Nos anos seguintes, um elemento mudou radicalmente o que se entende por inclusão digital: o celular. "Eu diria que essa virada aconteceu em 2012. Mas a lanhouse deixou um legado. Os espaços de coworking só existem hoje porque criamos essa cultura digital", afirma.

Em 2014, a proporção de domicílios que utilizavam internet pelo celular pulou para 80,4%, de 53,6% em 2013. No mesmo ano, pela primeira vez, foi constatado que mais de metade da população rural tinha acesso à telefonia móvel, incluindo muitos que nunca tinham usado computadores.

A pesquisa mais recente, feita pelo IBGE em 2015, mostra que 40,5% dos domicílios brasileiros estão conectados à internet via computador, e 17,3%, via celular ou outro equipamento.

Nem todos têm dinheiro para ter internet rápida em casa ou um plano de dados de 4G. "É por isso que, em regiões pobres, a evolução da lanhouse são os hotspots de wi-fi, onde a pessoa tem um roteador e os outros pagam para usar", diz Marcel. "A regulação não permite isso, mas o fato é que os preços pela internet são abusivos."

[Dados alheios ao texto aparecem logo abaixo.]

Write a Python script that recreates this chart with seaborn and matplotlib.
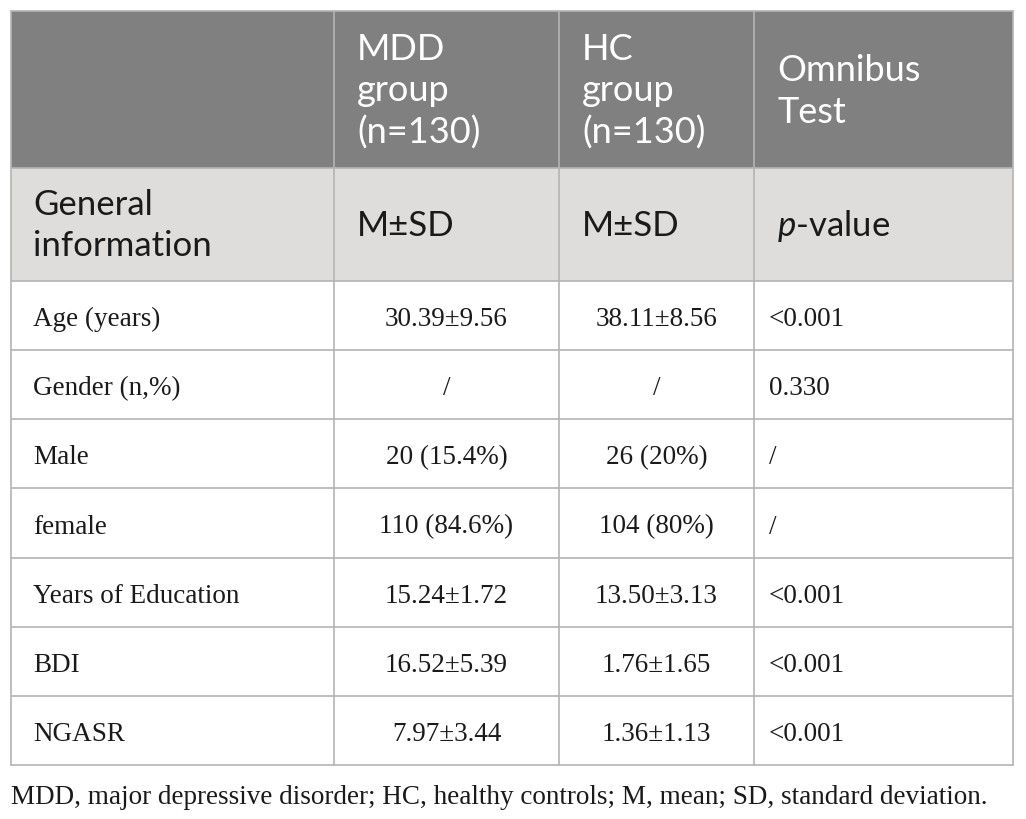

"Desenvolver projetos é mais difícil, porque perdemos a figura do dono da lanhouse. O desafio agora é que a chegada do 5G não aprofunde ainda mais a desigualdade no acesso", diz Marcel.

Um estudo da União Europeia de 2016 estima que a criação de uma rede 5G, por lá, custaria € 58 bilhões —no Brasil, isso pode criar disparidades entre cidades ricas e pobres.

Seria necessário ter uma estrutura de 5G para implementar o sonho da "internet das coisas", que conectaria todos os objetos de uso cotidiano à internet e, ao que tudo indica, será a próxima revolução digital. Como as anteriores, ela não será barata.